__Your instructions__. Nothing outside the range is to be copied. From the entries below, reproduce exactly the lines starting at the one with "Reproduce this chart with Altair." and ending at the one with "stai_upper = [30.4, 35.8, 54.2, 53.7, 50.7, 60.6]", without pictures.

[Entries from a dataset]

□ □ □ □ □ □ □

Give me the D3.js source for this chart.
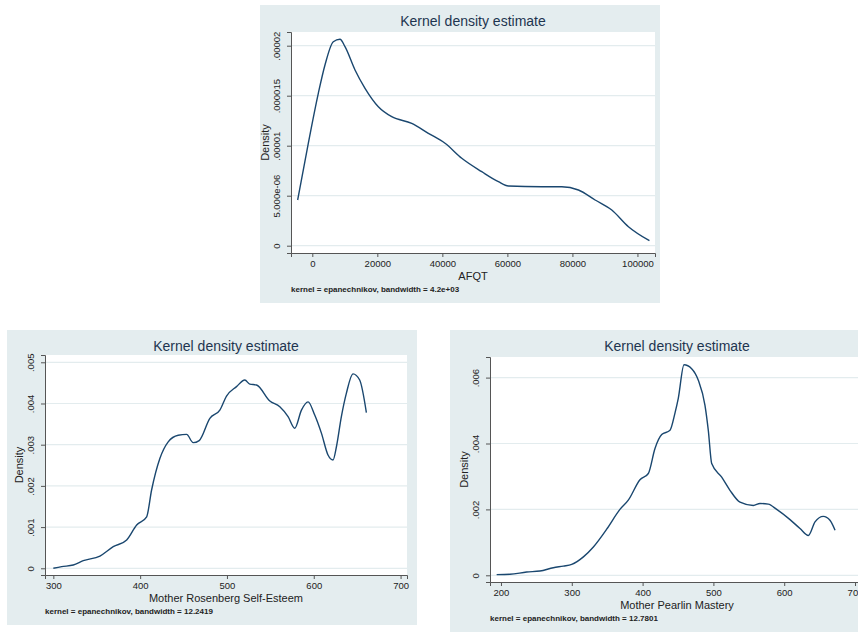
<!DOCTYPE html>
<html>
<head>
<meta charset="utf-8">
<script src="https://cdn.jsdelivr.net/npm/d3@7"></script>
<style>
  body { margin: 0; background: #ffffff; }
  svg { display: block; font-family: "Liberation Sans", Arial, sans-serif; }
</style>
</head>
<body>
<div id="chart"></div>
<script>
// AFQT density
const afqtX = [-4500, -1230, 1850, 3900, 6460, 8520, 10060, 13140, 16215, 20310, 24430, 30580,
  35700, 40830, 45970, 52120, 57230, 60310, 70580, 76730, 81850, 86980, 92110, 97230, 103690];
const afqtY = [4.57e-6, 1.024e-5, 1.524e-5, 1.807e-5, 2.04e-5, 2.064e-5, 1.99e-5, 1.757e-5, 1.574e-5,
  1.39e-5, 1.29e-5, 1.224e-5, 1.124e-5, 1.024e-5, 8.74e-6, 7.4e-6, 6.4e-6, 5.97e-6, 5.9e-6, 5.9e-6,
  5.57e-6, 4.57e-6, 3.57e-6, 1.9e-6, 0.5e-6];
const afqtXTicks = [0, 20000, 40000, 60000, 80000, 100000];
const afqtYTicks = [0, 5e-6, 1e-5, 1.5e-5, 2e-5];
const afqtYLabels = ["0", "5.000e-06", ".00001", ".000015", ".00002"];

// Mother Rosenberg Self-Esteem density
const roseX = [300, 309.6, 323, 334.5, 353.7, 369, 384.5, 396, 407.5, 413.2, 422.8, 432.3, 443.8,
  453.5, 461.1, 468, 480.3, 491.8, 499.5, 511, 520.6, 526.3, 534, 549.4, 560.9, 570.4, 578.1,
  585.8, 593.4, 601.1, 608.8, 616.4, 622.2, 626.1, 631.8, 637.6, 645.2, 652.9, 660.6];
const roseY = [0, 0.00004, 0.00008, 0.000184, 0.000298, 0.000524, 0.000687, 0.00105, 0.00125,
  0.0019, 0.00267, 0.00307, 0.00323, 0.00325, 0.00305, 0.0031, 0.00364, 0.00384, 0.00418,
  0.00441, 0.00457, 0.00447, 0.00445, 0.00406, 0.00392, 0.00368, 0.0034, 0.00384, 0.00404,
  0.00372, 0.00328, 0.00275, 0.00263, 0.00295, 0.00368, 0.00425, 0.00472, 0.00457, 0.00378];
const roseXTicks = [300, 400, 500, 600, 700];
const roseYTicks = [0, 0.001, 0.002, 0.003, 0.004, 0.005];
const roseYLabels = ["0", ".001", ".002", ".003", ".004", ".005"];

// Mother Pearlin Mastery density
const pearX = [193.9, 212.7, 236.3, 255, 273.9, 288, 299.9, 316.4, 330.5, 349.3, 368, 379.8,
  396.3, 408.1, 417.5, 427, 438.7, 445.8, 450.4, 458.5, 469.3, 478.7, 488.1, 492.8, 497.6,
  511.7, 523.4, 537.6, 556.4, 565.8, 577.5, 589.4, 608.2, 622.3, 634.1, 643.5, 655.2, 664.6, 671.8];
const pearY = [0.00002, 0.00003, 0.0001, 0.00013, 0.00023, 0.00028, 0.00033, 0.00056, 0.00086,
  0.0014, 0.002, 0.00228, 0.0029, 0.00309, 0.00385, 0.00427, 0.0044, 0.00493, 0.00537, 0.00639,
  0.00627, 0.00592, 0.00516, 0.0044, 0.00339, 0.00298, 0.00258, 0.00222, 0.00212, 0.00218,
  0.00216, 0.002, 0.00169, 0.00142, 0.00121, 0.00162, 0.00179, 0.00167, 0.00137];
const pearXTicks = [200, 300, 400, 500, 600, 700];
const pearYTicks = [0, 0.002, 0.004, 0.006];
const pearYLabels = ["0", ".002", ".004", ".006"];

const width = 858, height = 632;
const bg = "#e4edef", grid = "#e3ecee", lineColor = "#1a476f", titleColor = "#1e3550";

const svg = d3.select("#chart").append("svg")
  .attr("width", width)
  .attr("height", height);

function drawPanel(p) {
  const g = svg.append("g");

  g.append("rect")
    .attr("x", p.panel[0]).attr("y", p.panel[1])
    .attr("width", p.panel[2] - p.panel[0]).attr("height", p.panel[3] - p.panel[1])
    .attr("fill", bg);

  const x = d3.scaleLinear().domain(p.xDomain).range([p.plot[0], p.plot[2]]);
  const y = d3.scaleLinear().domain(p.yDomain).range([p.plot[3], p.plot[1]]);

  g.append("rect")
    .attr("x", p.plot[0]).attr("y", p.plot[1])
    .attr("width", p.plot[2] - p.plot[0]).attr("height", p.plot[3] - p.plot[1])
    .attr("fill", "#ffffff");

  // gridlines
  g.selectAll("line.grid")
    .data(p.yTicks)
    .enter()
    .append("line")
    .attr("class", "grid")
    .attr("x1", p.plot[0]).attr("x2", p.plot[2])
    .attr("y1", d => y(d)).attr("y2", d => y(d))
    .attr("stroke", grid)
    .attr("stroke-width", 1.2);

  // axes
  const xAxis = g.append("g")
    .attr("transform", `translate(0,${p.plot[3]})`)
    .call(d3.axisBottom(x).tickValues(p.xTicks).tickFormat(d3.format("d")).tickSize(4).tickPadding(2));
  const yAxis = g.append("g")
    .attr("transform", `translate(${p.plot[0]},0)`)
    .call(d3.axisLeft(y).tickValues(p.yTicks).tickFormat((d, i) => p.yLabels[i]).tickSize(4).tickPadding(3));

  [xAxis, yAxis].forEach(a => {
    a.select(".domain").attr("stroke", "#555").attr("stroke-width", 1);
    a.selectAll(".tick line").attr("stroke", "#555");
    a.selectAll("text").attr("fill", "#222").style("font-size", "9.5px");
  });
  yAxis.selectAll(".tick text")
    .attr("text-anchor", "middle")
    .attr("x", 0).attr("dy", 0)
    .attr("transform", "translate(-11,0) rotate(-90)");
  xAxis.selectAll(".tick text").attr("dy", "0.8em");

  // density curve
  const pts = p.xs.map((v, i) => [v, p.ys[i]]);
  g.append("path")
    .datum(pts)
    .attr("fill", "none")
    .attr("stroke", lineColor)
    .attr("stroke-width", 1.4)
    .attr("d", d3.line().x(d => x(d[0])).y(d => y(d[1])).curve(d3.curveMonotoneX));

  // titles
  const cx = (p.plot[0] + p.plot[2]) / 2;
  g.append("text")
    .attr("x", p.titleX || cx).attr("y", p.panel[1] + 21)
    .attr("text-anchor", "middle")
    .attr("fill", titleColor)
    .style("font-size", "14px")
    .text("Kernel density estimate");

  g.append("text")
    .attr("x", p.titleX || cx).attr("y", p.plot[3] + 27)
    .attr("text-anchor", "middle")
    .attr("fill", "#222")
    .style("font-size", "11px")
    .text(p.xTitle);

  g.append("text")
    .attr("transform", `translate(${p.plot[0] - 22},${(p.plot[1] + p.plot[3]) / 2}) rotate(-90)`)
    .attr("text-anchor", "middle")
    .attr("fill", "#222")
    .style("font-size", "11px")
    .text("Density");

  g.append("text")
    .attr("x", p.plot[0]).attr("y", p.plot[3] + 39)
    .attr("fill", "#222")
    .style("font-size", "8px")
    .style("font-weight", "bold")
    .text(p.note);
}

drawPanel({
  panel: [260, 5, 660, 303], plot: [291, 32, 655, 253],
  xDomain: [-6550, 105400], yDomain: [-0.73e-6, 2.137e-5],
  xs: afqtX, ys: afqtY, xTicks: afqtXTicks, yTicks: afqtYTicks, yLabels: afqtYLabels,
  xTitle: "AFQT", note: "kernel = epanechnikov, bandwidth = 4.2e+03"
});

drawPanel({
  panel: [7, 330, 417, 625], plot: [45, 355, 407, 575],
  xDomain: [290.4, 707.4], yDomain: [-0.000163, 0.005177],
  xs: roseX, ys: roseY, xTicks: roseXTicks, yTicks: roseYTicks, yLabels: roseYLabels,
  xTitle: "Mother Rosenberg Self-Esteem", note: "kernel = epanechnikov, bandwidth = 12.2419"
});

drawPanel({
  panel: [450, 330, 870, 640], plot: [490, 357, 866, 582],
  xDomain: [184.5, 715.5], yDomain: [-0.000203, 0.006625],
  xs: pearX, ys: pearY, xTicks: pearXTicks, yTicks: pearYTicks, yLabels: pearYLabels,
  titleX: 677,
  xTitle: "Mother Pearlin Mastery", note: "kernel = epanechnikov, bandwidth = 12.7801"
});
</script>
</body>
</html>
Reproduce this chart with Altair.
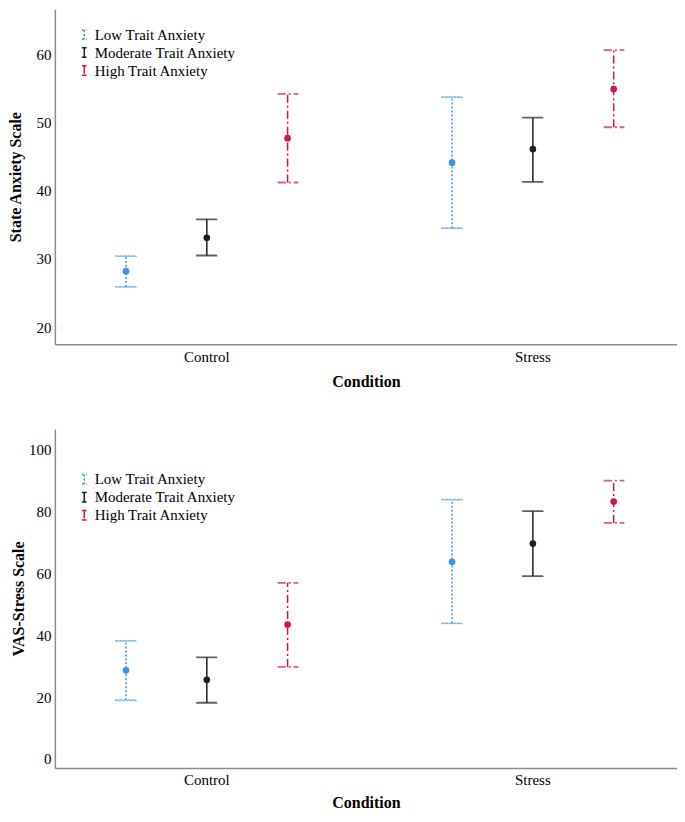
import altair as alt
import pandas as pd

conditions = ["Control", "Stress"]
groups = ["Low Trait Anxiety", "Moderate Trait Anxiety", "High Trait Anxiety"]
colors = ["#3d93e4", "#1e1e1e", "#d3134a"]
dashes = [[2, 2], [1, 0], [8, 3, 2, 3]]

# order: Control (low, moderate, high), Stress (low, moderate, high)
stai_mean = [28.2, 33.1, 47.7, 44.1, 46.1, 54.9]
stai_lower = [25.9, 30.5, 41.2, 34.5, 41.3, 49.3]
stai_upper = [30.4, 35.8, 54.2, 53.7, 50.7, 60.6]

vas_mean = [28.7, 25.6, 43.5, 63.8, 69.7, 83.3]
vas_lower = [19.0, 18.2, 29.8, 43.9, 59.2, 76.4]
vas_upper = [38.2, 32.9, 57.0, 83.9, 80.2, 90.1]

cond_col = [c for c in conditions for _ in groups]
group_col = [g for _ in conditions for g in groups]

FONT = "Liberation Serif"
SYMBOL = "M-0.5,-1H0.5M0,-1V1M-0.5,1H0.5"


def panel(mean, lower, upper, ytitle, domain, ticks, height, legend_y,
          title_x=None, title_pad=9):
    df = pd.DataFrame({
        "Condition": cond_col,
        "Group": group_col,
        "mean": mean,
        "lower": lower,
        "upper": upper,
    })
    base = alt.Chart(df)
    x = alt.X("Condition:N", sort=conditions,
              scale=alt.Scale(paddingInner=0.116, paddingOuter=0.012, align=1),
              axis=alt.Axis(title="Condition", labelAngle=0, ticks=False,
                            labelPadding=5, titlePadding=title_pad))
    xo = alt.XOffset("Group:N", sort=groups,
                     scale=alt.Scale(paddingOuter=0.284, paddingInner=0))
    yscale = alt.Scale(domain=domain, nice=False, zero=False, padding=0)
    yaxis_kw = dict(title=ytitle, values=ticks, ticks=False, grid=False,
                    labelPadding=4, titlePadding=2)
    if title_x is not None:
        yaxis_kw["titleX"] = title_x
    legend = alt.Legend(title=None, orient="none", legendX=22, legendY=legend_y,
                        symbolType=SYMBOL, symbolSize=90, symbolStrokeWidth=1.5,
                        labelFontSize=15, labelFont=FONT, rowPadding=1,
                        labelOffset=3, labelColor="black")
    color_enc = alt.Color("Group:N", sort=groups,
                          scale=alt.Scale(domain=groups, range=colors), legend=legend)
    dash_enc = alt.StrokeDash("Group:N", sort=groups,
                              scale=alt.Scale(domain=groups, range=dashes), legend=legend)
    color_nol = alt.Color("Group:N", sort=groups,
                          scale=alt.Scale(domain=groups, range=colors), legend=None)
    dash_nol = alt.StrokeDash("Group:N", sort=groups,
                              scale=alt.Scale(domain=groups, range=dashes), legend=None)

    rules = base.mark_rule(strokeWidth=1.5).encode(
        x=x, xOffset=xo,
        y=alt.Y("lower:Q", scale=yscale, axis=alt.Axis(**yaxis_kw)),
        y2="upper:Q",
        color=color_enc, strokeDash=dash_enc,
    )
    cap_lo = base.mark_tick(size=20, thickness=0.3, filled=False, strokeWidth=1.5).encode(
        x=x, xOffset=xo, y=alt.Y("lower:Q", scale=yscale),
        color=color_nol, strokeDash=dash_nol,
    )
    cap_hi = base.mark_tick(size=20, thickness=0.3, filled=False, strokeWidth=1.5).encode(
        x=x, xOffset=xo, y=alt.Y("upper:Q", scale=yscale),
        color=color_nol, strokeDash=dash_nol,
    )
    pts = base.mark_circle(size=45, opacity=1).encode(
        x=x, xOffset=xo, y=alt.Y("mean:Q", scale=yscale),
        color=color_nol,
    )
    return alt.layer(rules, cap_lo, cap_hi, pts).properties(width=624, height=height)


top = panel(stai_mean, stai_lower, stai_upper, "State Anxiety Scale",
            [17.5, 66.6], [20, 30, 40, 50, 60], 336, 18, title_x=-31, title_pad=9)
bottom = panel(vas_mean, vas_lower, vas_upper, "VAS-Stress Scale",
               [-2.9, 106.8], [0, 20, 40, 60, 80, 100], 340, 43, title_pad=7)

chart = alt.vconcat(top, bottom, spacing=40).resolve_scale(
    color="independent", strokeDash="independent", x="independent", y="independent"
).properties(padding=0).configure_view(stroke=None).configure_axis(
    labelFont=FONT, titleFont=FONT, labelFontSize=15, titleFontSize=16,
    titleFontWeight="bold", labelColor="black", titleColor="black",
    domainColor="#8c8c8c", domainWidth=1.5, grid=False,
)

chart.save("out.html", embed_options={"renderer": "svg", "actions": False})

□ □ □ □ □ □ □

__Result below__.
Reproduce this chart with Altair.
import altair as alt
import pandas as pd

conditions = ["Control", "Stress"]
groups = ["Low Trait Anxiety", "Moderate Trait Anxiety", "High Trait Anxiety"]
colors = ["#3d93e4", "#1e1e1e", "#d3134a"]
dashes = [[2, 2], [1, 0], [8, 3, 2, 3]]

# order: Control (low, moderate, high), Stress (low, moderate, high)
stai_mean = [28.2, 33.1, 47.7, 44.1, 46.1, 54.9]
stai_lower = [25.9, 30.5, 41.2, 34.5, 41.3, 49.3]
stai_upper = [30.4, 35.8, 54.2, 53.7, 50.7, 60.6]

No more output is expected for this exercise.